Stored data:
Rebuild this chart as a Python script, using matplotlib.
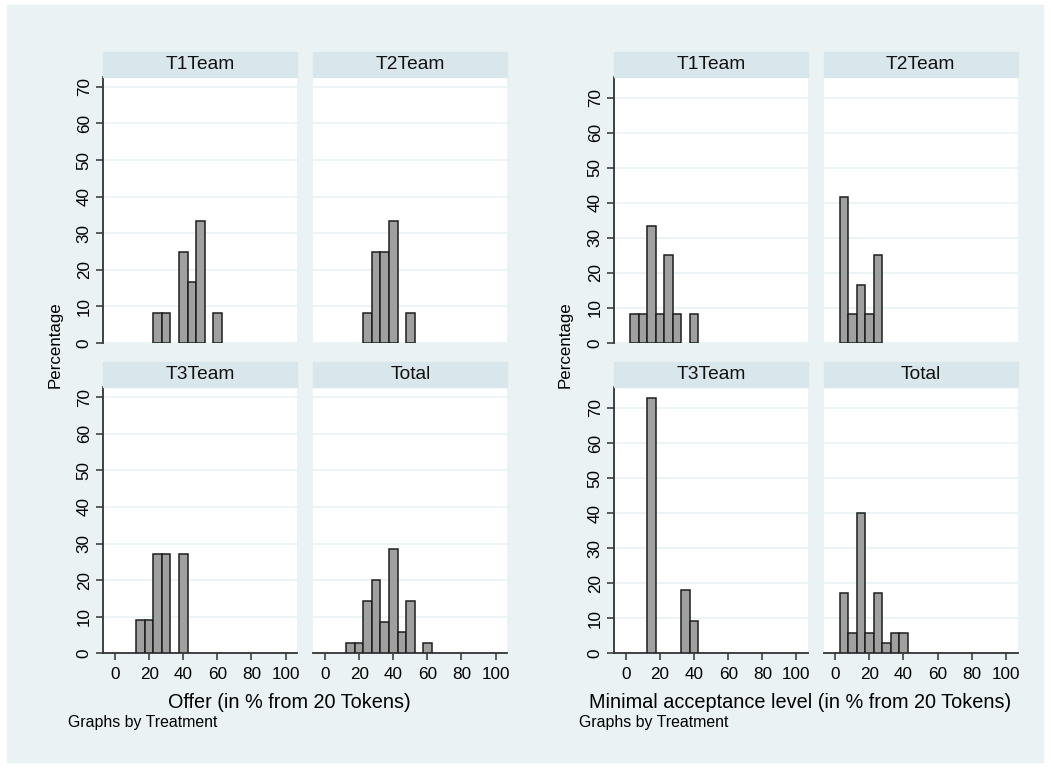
import matplotlib
matplotlib.use('Agg')
import matplotlib.pyplot as plt
from matplotlib.patches import Rectangle

plt.rcParams['font.family'] = ['Liberation Sans', 'DejaVu Sans']

W, H = 1051, 769

# Offer (in % from 20 tokens), one bin = 1 token = 5 %
offer_t1_x = [25, 30, 40, 45, 50, 60]
offer_t1_y = [8.33, 8.33, 25.0, 16.67, 33.33, 8.33]
offer_t2_x = [25, 30, 35, 40, 50]
offer_t2_y = [8.33, 25.0, 25.0, 33.33, 8.33]
offer_t3_x = [15, 20, 25, 30, 40]
offer_t3_y = [9.09, 9.09, 27.27, 27.27, 27.27]
offer_tot_x = [15, 20, 25, 30, 35, 40, 45, 50, 60]
offer_tot_y = [2.86, 2.86, 14.29, 20.0, 8.57, 28.57, 5.71, 14.29, 2.86]

# Minimal acceptance level (in % from 20 tokens)
mal_t1_x = [5, 10, 15, 20, 25, 30, 40]
mal_t1_y = [8.33, 8.33, 33.33, 8.33, 25.0, 8.33, 8.33]
mal_t2_x = [5, 10, 15, 20, 25]
mal_t2_y = [41.67, 8.33, 16.67, 8.33, 25.0]
mal_t3_x = [15, 35, 40]
mal_t3_y = [72.73, 18.18, 9.09]
mal_tot_x = [5, 10, 15, 20, 25, 30, 35, 40]
mal_tot_y = [17.14, 5.71, 40.0, 5.71, 17.14, 2.86, 5.71, 5.71]

titles = ['T1Team', 'T2Team', 'T3Team', 'Total']
xticks = [0, 20, 40, 60, 80, 100]
yticks = [0, 10, 20, 30, 40, 50, 60, 70]

bg = '#EAF2F3'
strip = '#D9E6EB'
bar_fill = '#A0A0A0'
bar_edge = '#1E1E1E'
axcol = '#333333'

fig = plt.figure(figsize=(W / 100, H / 100), dpi=100)
fig.patch.set_facecolor('white')
fig.add_artist(Rectangle((7 / W, 1 - 762 / H), (1043 - 7) / W, (762 - 5) / H,
                         transform=fig.transFigure, color=bg, zorder=0))

PW, PH, SH = 194, 266, 25


def panel(x0, ytop, xs, ys, title, ymax, left, bottom):
    ax = fig.add_axes([x0 / W, 1 - (ytop + PH) / H, PW / W, PH / H])
    ax.set_facecolor('white')
    ax.bar(xs, ys, width=5, color=bar_fill, edgecolor=bar_edge, linewidth=1.1, zorder=3)
    ax.set_xlim(-6.9, 106.9)
    ax.set_ylim(0, ymax)
    ax.set_xticks(xticks)
    ax.set_yticks(yticks)
    ax.yaxis.grid(True, color=bg, linewidth=1.2)
    ax.set_axisbelow(True)
    for s in ['top', 'right']:
        ax.spines[s].set_visible(False)
    ax.spines['left'].set_visible(left)
    ax.spines['bottom'].set_visible(bottom)
    for s in ['left', 'bottom']:
        ax.spines[s].set_color(axcol)
        ax.spines[s].set_linewidth(1.3)
    ax.tick_params(axis='both', direction='out', length=5.3, width=1.1, color=axcol,
                   labelsize=12.3)
    ax.tick_params(axis='y', left=left, labelleft=left, labelrotation=90, pad=3)
    ax.tick_params(axis='x', bottom=bottom, labelbottom=bottom, pad=4.5)
    for lab in ax.get_yticklabels():
        lab.set_verticalalignment('center')
    ax.add_patch(Rectangle((0, 1), 1, SH / PH, transform=ax.transAxes,
                           clip_on=False, color=strip, zorder=5))
    ax.text(0.5, 1 + SH / PH / 2, title, transform=ax.transAxes, ha='center',
            va='center', fontsize=13.8, color='#111111', zorder=6)
    return ax


# left graph: offers
panel(103.3, 77, offer_t1_x, offer_t1_y, titles[0], 72.7, True, False)
panel(313.3, 77, offer_t2_x, offer_t2_y, titles[1], 72.7, False, False)
panel(103.3, 387.3, offer_t3_x, offer_t3_y, titles[2], 72.7, True, True)
panel(313.3, 387.3, offer_tot_x, offer_tot_y, titles[3], 72.7, False, True)

# right graph: minimal acceptance level
panel(614.2, 77, mal_t1_x, mal_t1_y, titles[0], 75.9, True, False)
panel(823.5, 77, mal_t2_x, mal_t2_y, titles[1], 75.9, False, False)
panel(614.2, 387.3, mal_t3_x, mal_t3_y, titles[2], 75.9, True, True)
panel(823.5, 387.3, mal_tot_x, mal_tot_y, titles[3], 75.9, False, True)

fig.text(55 / W, 1 - 345 / H, 'Percentage', rotation=90, ha='center', va='center', fontsize=12.2)
fig.text(565 / W, 1 - 345 / H, 'Percentage', rotation=90, ha='center', va='center', fontsize=12.2)
fig.text(289 / W, 1 - 702 / H, 'Offer (in % from 20 Tokens)', ha='center', va='center', fontsize=14.3)
fig.text(800 / W, 1 - 702 / H, 'Minimal acceptance level (in % from 20 Tokens)', ha='center',
         va='center', fontsize=14.3)
fig.text(68 / W, 1 - 723 / H, 'Graphs by Treatment', ha='left', va='center', fontsize=11.4)
fig.text(579 / W, 1 - 723 / H, 'Graphs by Treatment', ha='left', va='center', fontsize=11.4)

fig.savefig('out.png', dpi=100, facecolor=fig.get_facecolor())
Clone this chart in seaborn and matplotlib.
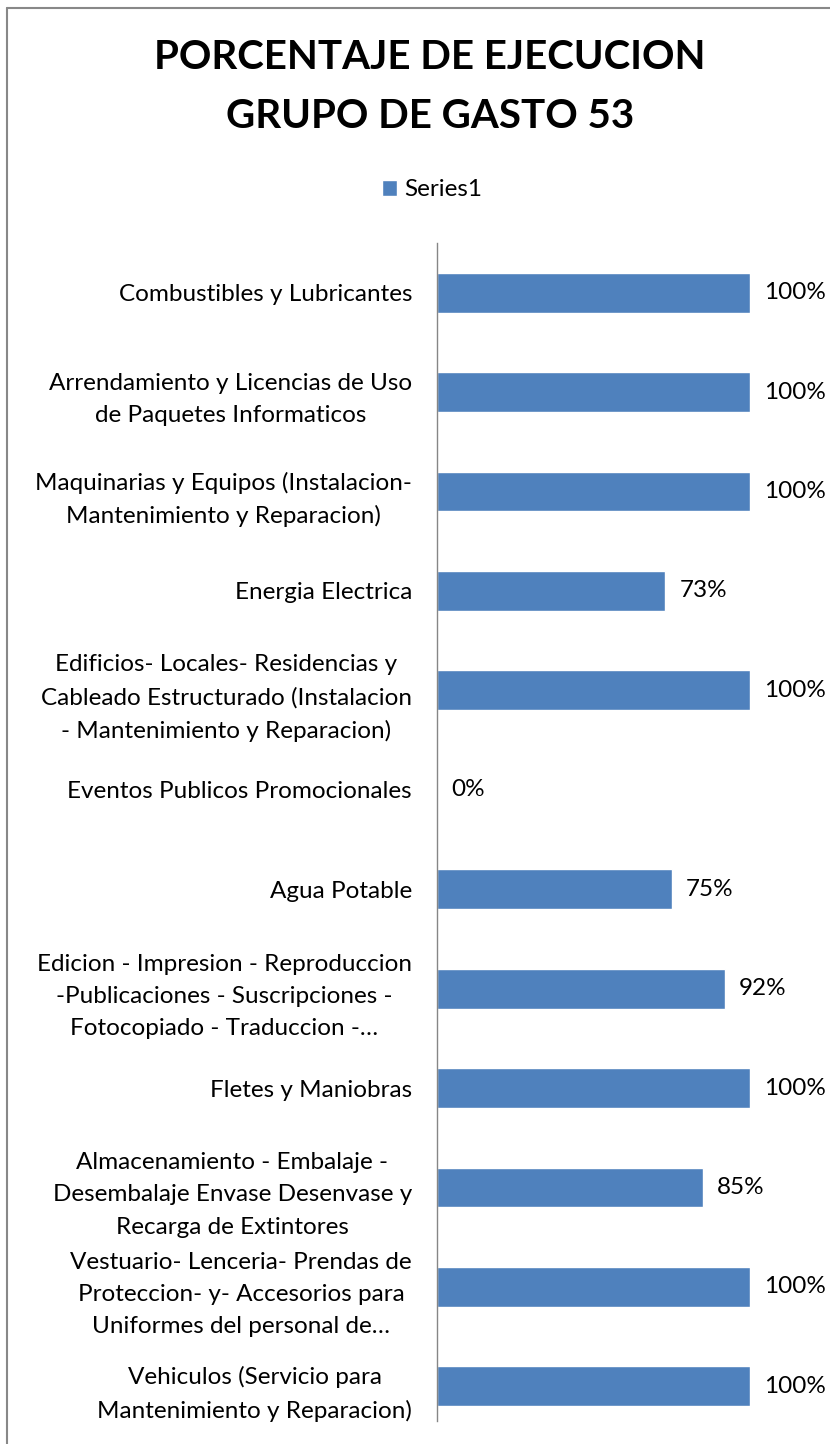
import matplotlib
matplotlib.use('Agg')
import matplotlib.pyplot as plt
import seaborn as sns
import pandas as pd
from matplotlib.lines import Line2D

# --- data ---
categories = [
    "Combustibles y Lubricantes",
    "Arrendamiento y Licencias de Uso\nde Paquetes Informaticos",
    "Maquinarias y Equipos (Instalacion-\nMantenimiento y Reparacion)",
    "Energia Electrica",
    "Edificios- Locales- Residencias y\nCableado Estructurado (Instalacion\n- Mantenimiento y Reparacion)",
    "Eventos Publicos Promocionales",
    "Agua Potable",
    "Edicion - Impresion - Reproduccion\n-Publicaciones - Suscripciones -\nFotocopiado - Traduccion -…",
    "Fletes y Maniobras",
    "Almacenamiento - Embalaje -\nDesembalaje Envase Desenvase y\nRecarga de Extintores",
    "Vestuario- Lenceria- Prendas de\nProteccion- y- Accesorios para\nUniformes del personal de…",
    "Vehiculos (Servicio para\nMantenimiento y Reparacion)",
]
values = [1.00, 1.00, 1.00, 0.73, 1.00, 0.00, 0.75, 0.92, 1.00, 0.85, 1.00, 1.00]
series_name = "Series1"
title = "PORCENTAJE DE EJECUCION\nGRUPO DE GASTO 53"

df = pd.DataFrame({"categoria": categories, "valor": values})

sns.set_theme(style="white")
plt.rcParams['font.family'] = ['Lato', 'DejaVu Sans']
plt.rcParams['text.color'] = 'black'
plt.rcParams['ytick.labelcolor'] = 'black'

W, H = 830, 1444
fig = plt.figure(figsize=(W / 100, H / 100), dpi=100)
ax = fig.add_axes([437 / W, 1 - 1436 / H, (750 - 437) / W, (1436 - 243) / H])

sns.barplot(data=df, x="valor", y="categoria", orient="h", color="#4F81BD",
            saturation=1, width=0.4, label=series_name, ax=ax)
if ax.get_legend() is not None:
    ax.get_legend().remove()

ax.set_xlim(0, 1)
ax.set_ylim(11.5, -0.5)
ax.set_xlabel("")
ax.set_ylabel("")
ax.xaxis.set_visible(False)
for s in ["top", "right", "bottom"]:
    ax.spines[s].set_visible(False)
ax.spines["left"].set_color("#868686")
ax.spines["left"].set_linewidth(1)
ax.spines["left"].set_bounds(11.35, -0.5)
ax.tick_params(axis="y", length=0, pad=18, labelsize=17.5)
for lbl in ax.get_yticklabels():
    lbl.set_multialignment("center")
    lbl.set_linespacing(1.65)

ax.bar_label(ax.containers[0], labels=[f"{v:.0%}" for v in values],
             padding=10, fontsize=17.5, color="black")

fig.text(430 / W, 1 - 87 / H, title, ha="center", va="center",
         fontsize=29, fontweight="bold", linespacing=1.75, color="black")

fig.legend(loc="center", bbox_to_anchor=(432 / W, 1 - 190 / H), frameon=False,
           fontsize=17.5, handlelength=0.6, handleheight=0.6, handletextpad=0.3)

# chart border (top and left edges visible in the reference)
fig.add_artist(Line2D([7 / W, 1], [1 - 8 / H, 1 - 8 / H], color="#888888", lw=1.5))
fig.add_artist(Line2D([7 / W, 7 / W], [0, 1 - 8 / H], color="#888888", lw=1.5))

fig.savefig("out.png", dpi=100)
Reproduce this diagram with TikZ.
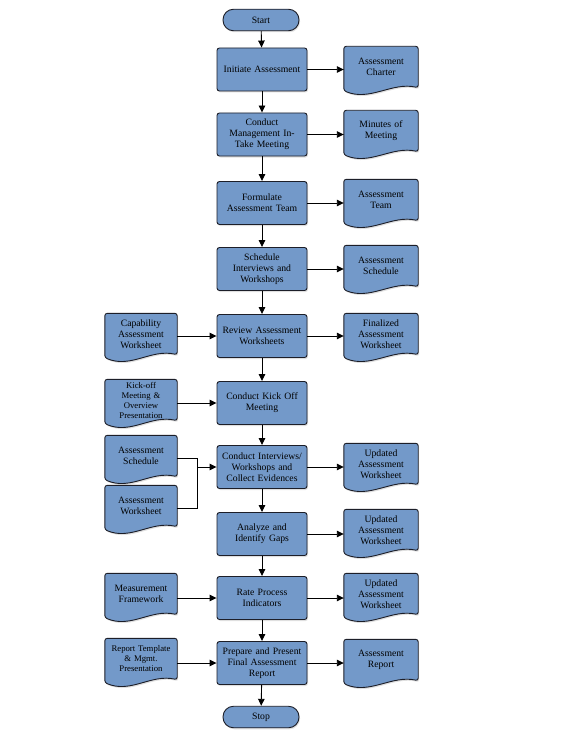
\documentclass[tikz,border=0pt]{standalone}
\usepackage{fontspec}
\setmainfont{Liberation Serif}
\usetikzlibrary{arrows.meta,shadows,calc}
\definecolor{boxblue}{RGB}{115,153,201}
\definecolor{edgecol}{RGB}{28,30,40}
\pgfdeclarelayer{back}
\pgfdeclarelayer{bg}
\pgfsetlayers{back,bg,main}
\newcommand\mainfs{\fontsize{9.7}{11}\selectfont}
\newcommand\smallfs{\fontsize{8.7}{10}\selectfont}
\tikzset{
  shad/.style={drop shadow={opacity=0.25,shadow xshift=1pt,shadow yshift=-1.5pt}},
  proc/.style={draw=edgecol, line width=0.9pt, fill=boxblue, rounded corners=2.5pt,
    minimum width=90pt, minimum height=43pt, text width=86pt, align=center,
    inner sep=0pt, font=\mainfs, shad},
  term/.style={draw=edgecol, line width=0.9pt, fill=boxblue, rounded corners=10.5pt,
    minimum width=76pt, minimum height=21.5pt, inner sep=0pt, font=\mainfs, shad},
  docn/.style={minimum width=74pt, minimum height=41pt, inner sep=0pt,
    text width=72pt, align=center, font=\mainfs},
  docl/.style={docn, minimum width=72pt, text width=70pt},
  docline/.style={draw=edgecol, line width=0.9pt, fill=boxblue, rounded corners=2.5pt, shad},
  arr/.style={draw=black, line width=0.9pt, -{Triangle[length=7pt,width=6.5pt]}},
  ln/.style={draw=black, line width=0.9pt}
}
\newcommand\docdraw[1]{%
  \begin{pgfonlayer}{bg}
  \draw[docline] ($(#1.south west)+(0,3)$) -- (#1.north west) -- (#1.north east) -- (#1.south east)
    .. controls ($(#1.south east)+(-26,-6)$) and ($(#1.south west)+(26,14)$) .. cycle;
  \end{pgfonlayer}}
\begin{document}
\begin{tikzpicture}[x=1pt,y=-1pt]
\begin{pgfonlayer}{back}
\fill[white] (0,0) rectangle (575,733);
\end{pgfonlayer}
\useasboundingbox (0,0) rectangle (575,733);
% main column
\node[term] (start) at (261,20) {Start};
\node[proc] (n1) at (262,69.5) {Initiate Assessment};
\node[proc] (n2) at (262,134.5) {Conduct\\Management In-\\Take Meeting};
\node[proc] (n3) at (262,203) {Formulate\\Assessment Team};
\node[proc] (n4) at (262,269) {Schedule\\Interviews and\\Workshops};
\node[proc] (n5) at (262,336) {Review Assessment\\Worksheets};
\node[proc] (n6) at (262,403) {Conduct Kick Off\\Meeting};
\node[proc] (n7) at (262,467) {Conduct Interviews/\\Workshops and\\Collect Evidences};
\node[proc] (n8) at (262,534) {Analyze and\\Identify Gaps};
\node[proc] (n9) at (262,598) {Rate Process\\Indicators};
\node[proc] (n10) at (262,663) {Prepare and Present\\Final Assessment\\Report};
\node[term] (stop) at (261,717) {Stop};
% right documents
\node[docn] (r1) at (381,67) {Assessment\\Charter}; \docdraw{r1}
\node[docn] (r2) at (381,131) {Minutes of\\Meeting}; \docdraw{r2}
\node[docn] (r3) at (381,200) {Assessment\\Team}; \docdraw{r3}
\node[docn] (r4) at (381,266) {Assessment\\Schedule}; \docdraw{r4}
\node[docn] (r5) at (381,334) {Finalized\\Assessment\\Worksheet}; \docdraw{r5}
\node[docn] (r6) at (381,464) {Updated\\Assessment\\Worksheet}; \docdraw{r6}
\node[docn] (r7) at (381,530) {Updated\\Assessment\\Worksheet}; \docdraw{r7}
\node[docn] (r8) at (381,594) {Updated\\Assessment\\Worksheet}; \docdraw{r8}
\node[docn] (r9) at (381,660) {Assessment\\Report}; \docdraw{r9}
% left documents
\node[docl] (l5) at (141,334) {Capability\\Assessment\\Worksheet}; \docdraw{l5}
\node[docl, font=\smallfs] (l6) at (141,400) {Kick-off\\Meeting \&\\Overview\\Presentation}; \docdraw{l6}
\node[docl] (l7a) at (141,456) {Assessment\\Schedule}; \docdraw{l7a}
\node[docl] (l7b) at (141,506) {Assessment\\Worksheet}; \docdraw{l7b}
\node[docl] (l9) at (141,594) {Measurement\\Framework}; \docdraw{l9}
\node[docl, font=\smallfs] (l10) at (141,659) {Report Template\\\& Mgmt.\\Presentation}; \docdraw{l10}
% vertical flow
\draw[arr] (start) -- (n1);
\draw[arr] (n1) -- (n2);
\draw[arr] (n2) -- (n3);
\draw[arr] (n3) -- (n4);
\draw[arr] (n4) -- (n5);
\draw[arr] (n5) -- (n6);
\draw[arr] (n6) -- (n7);
\draw[arr] (n7) -- (n8);
\draw[arr] (n8) -- (n9);
\draw[arr] (n9) -- (n10);
\draw[arr] (n10) -- (stop);
% outputs
\draw[arr] (n1.east) -- (n1.east -| r1.west);
\draw[arr] (n2.east) -- (n2.east -| r2.west);
\draw[arr] (n3.east) -- (n3.east -| r3.west);
\draw[arr] (n4.east) -- (n4.east -| r4.west);
\draw[arr] (n5.east) -- (n5.east -| r5.west);
\draw[arr] (n7.east) -- (n7.east -| r6.west);
\draw[arr] (n8.east) -- (n8.east -| r7.west);
\draw[arr] (n9.east) -- (n9.east -| r8.west);
\draw[arr] (n10.east) -- (n10.east -| r9.west);
% inputs
\draw[arr] (n5.west -| l5.east) -- (n5.west);
\draw[arr] (n6.west -| l6.east) -- (n6.west);
\draw[arr] (n9.west -| l9.east) -- (n9.west);
\draw[arr] (n10.west -| l10.east) -- (n10.west);
\coordinate (j) at (197,467);
\coordinate (a1) at ($(l7a.east)+(0,2)$);
\coordinate (a2) at ($(l7b.east)+(0,2)$);
\draw[ln] (a1) -- (a1 -| j) -- (a2 -| j) -- (a2);
\draw[arr] (j) -- (j -| n7.west);
\end{tikzpicture}
\end{document}
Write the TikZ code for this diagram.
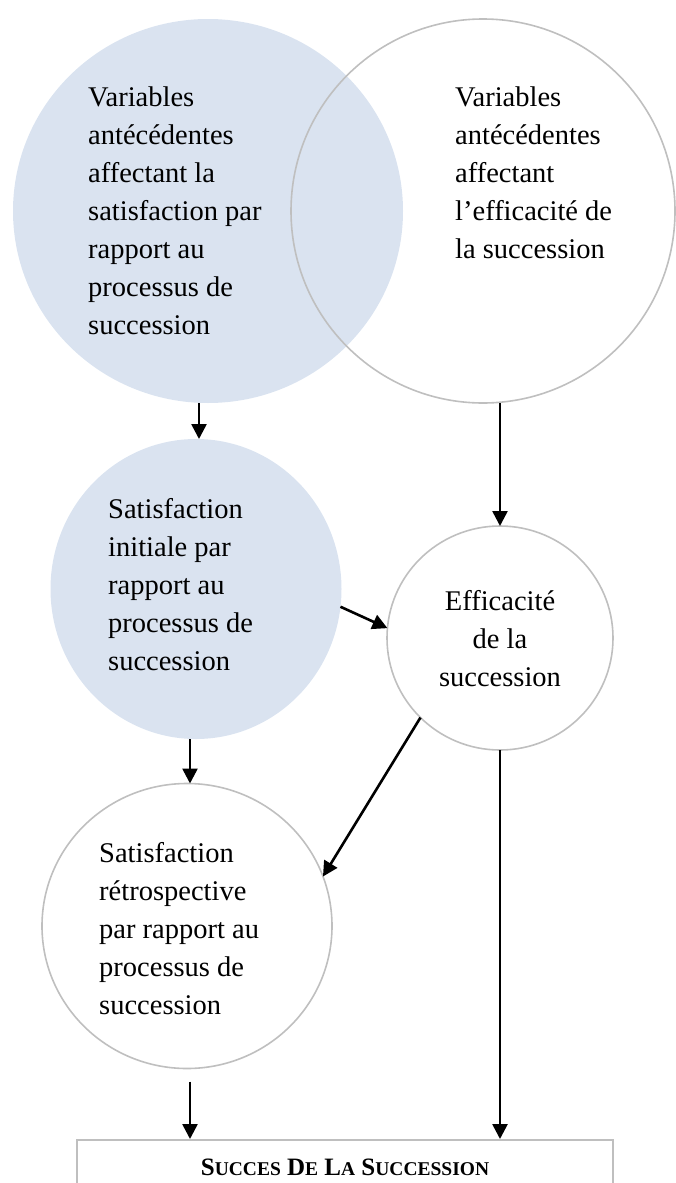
\documentclass[tikz,border=0pt]{standalone}
\usepackage{fontspec}
\setmainfont{Liberation Serif}
\usetikzlibrary{shapes.geometric,arrows.meta}
\definecolor{softblue}{HTML}{DAE3F0}
\definecolor{rimgray}{HTML}{BFBFBF}
% reduced capitals for the title in the bottom box
\newcommand\lowcaps[1]{{\fontsize{19.5}{20}\selectfont #1}}
\begin{document}
\begin{tikzpicture}[x=1pt,y=-1pt,
  bubble/.style={ellipse, inner sep=0pt, outer sep=0pt},
  shaded/.style={bubble, fill=softblue},
  ringed/.style={bubble, draw=rimgray, line width=1.6pt},
  bodytext/.style={inner sep=0pt, align=left, anchor=north west,
    font=\fontsize{28.5}{38}\selectfont},
  arr/.style={line width=2.6pt, -{Triangle[length=15pt,width=15pt]}}
]
\useasboundingbox (0,0) rectangle (676,1183);
\clip (0,0) rectangle (676,1183);

% filled bubbles
\node[shaded, minimum width=390pt, minimum height=384pt] (c1) at (208,211) {};
\node[shaded, minimum width=291pt, minimum height=300pt] (c3) at (196,589) {};
% outlined bubbles
\node[ringed, minimum width=384pt, minimum height=384pt] (c2) at (483,211) {};
\node[ringed, minimum width=226pt, minimum height=224pt] (c4) at (500,638) {};
\node[ringed, minimum width=290pt, minimum height=285pt] (c5) at (187,926) {};

% texts
\node[bodytext] (t1) at (88,87) {Variables\\antécédentes\\affectant la\\satisfaction par\\rapport au\\processus de\\succession};
\node[bodytext] (t2) at (455,87) {Variables\\antécédentes\\affectant\\l’efficacité de\\la succession};
\node[bodytext] (t3) at (108,498.5) {Satisfaction\\initiale par\\rapport au\\processus de\\succession};
\node[bodytext, align=center, anchor=north] (t4) at (500,590.4) {Efficacité\\de la\\succession};
\node[bodytext] (t5) at (99,842.5) {Satisfaction\\rétrospective\\par rapport au\\processus de\\succession};

% result box
\node[draw=rimgray, line width=1.6pt, anchor=north, minimum width=536pt,
  inner ysep=19pt, text height=17pt, text depth=6pt,
  font=\fontsize{25}{26}\selectfont\bfseries] (box) at (345,1139)
  {S\lowcaps{UCCES} D\lowcaps{E} L\lowcaps{A} S\lowcaps{UCCESSION}};

% arrows
\draw[arr] ([xshift=3pt]c1.south -| c3.north) -- ([xshift=3pt]c3.north);
\draw[arr] (c2.south -| c4.north) -- (c4.north);
\draw[arr] (c3.-7) -- (c4.175);
\draw[arr] (c4.225) -- (c5.20);
\draw[arr] ([xshift=3pt]c3.south -| c5.north) -- ([xshift=3pt]c5.north);
\draw[arr] ([xshift=3pt,yshift=-13pt]c5.south) -- ([xshift=3pt]c5.south |- box.north);
\draw[arr] (c4.south) -- (c4.south |- box.north);
\end{tikzpicture}
\end{document}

Exercise task: Pull out all lines from the entries above that include the word "diagram".

Completed exercise:
Reproduce this diagram with TikZ.
Write the TikZ code for this diagram.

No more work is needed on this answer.